There’s also the issue of timeliness. Many museums coordinate exhibitions specifically tied to moments in history, anniversaries, and broader cultural initiatives. New York’s Metropolitan Museum of Art, for example, was planning on opening its show “Making The Met: 1870-2020,” in celebration of the institution’s 150th anniversary, on March 30th. “We are allowing ourselves to let the 150th anniversary spill into the 151st year, which I think is the wise thing to do,” said Andrea Bayer, the Met’s deputy director for collections and administration. She added that “151 is the new 150! We’ll just consider this a mature way to celebrate a birthday when you can’t do it on the day itself.”
Exterior view of The Metropolitan Museum of Art, New York. Courtesy of The Metropolitan Museum of Art, New York.
A majority of the programming and events tied to both the exhibition and the anniversary will also likely take place in 2021. The museum recently pushed back its expected reopening date from July to mid-August, at the very earliest. “We’re looking to expand most of the exhibitions that were on view to give people the opportunity to enjoy them,” said Bayer. “So much work and care went into them.”

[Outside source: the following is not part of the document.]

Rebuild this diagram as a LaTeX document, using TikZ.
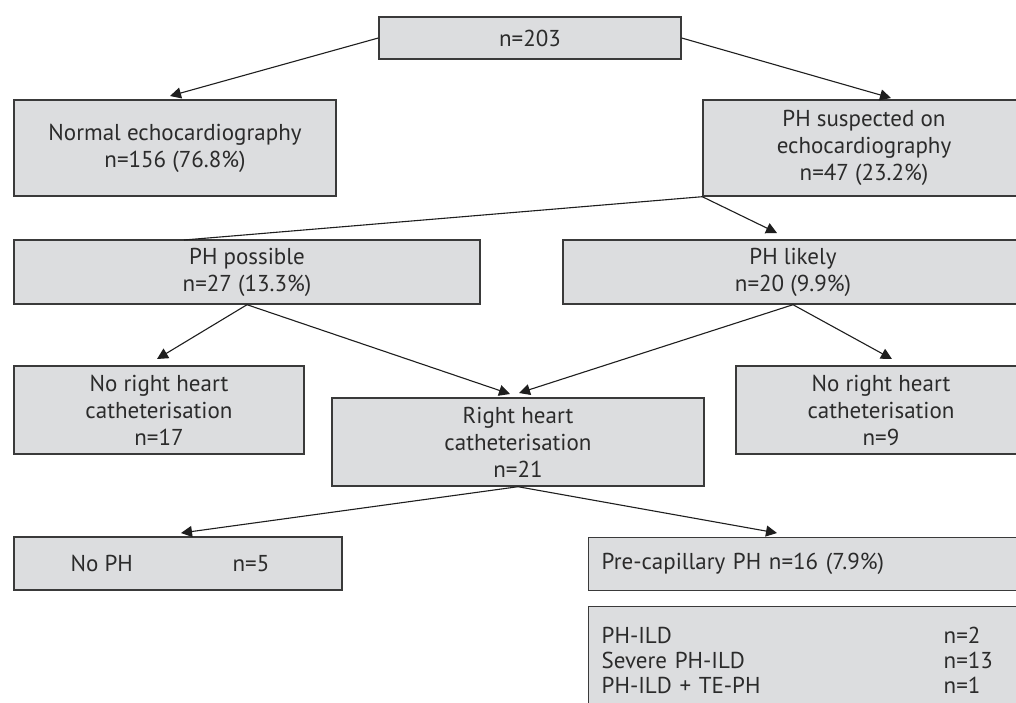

Inward-focused exhibitions that draw heavily on an institution’s permanent collection are one thing, but exhibition planning gets really tricky when partner institutions and inter-museum lending is involved. “There’s a lot that’s changed,” said Gary Tinterow, the director of the Museum of Fine Arts, Houston (MFAH), which was one of the first museums in the U.S. to reopen to the public, on May 23rd. “It’s still moving around because other cities don’t yet know when they’ll be able to reopen.” A major Phillip Guston exhibition co-organized with London’s Tate, the National Gallery of Art, Washington, D.C., and the Museum of Fine Arts, Boston that was supposed to open at MFAH this fall now likely won’t be possible until next year.
Exterior view of Museum of Fine Arts, Houston. Photo by Robb Williamson. Courtesy of the Museum of Fine Arts, Houston.
Moscow’s Garage Museum of Contemporary Art has been dealing with similar challenges. “It’s a very complicated thing for the exhibition coordinators,” said curator Valentin Dyakonov. “They had to write personally to every lending institution or person to ask for permission to extend the loans for these shows. It was a volume of emails unprecedented in the history of our museum.” Like the Metropolitan Museum, the Garage Museum chose to shutter a few days ahead of its official government lockdowns, which were instituted in mid-March.
Even as museums reopen, show calendars remain in flux. “Global logistical and travel restrictions have caused major problems,” said a representative from the UCCA, which operates spaces in Beijing and the nearby seaside town of Beidaihe. “We were required to postpone planned exhibitions despite both our museums having now reopened.”
Exterior view of Garage Museum of Contemporary Art. Courtesy of Garage Museum of Contemporary Art.
On the plus side, united by these collective concerns, art institutions around the world have been communicating, organizing, and figuring out ways to help assist one another. “All of our partners have been remarkably helpful, conducive, collaborative, and collegial,” said Tinterow. “It’s been a great experience.” Crystal Bridges’s Robin Groesbeck echoed that sentiment: “If there’s any kind of silver lining,” she said, “it’s about helping each other.”
Though museums around the world are having to contend with ongoing uncertainty, one thing is certain—that reopening day will be a spectacular one. “It’s going to be all the more meaningful when we go back in,” said Bayer. “This show allows us to really appreciate the Met’s history—the building, all its donors, members, visitors. And this moment has made it all the more precious.”
Correction: A previous version of this article misspelled Valentine Dyakonov’s last name.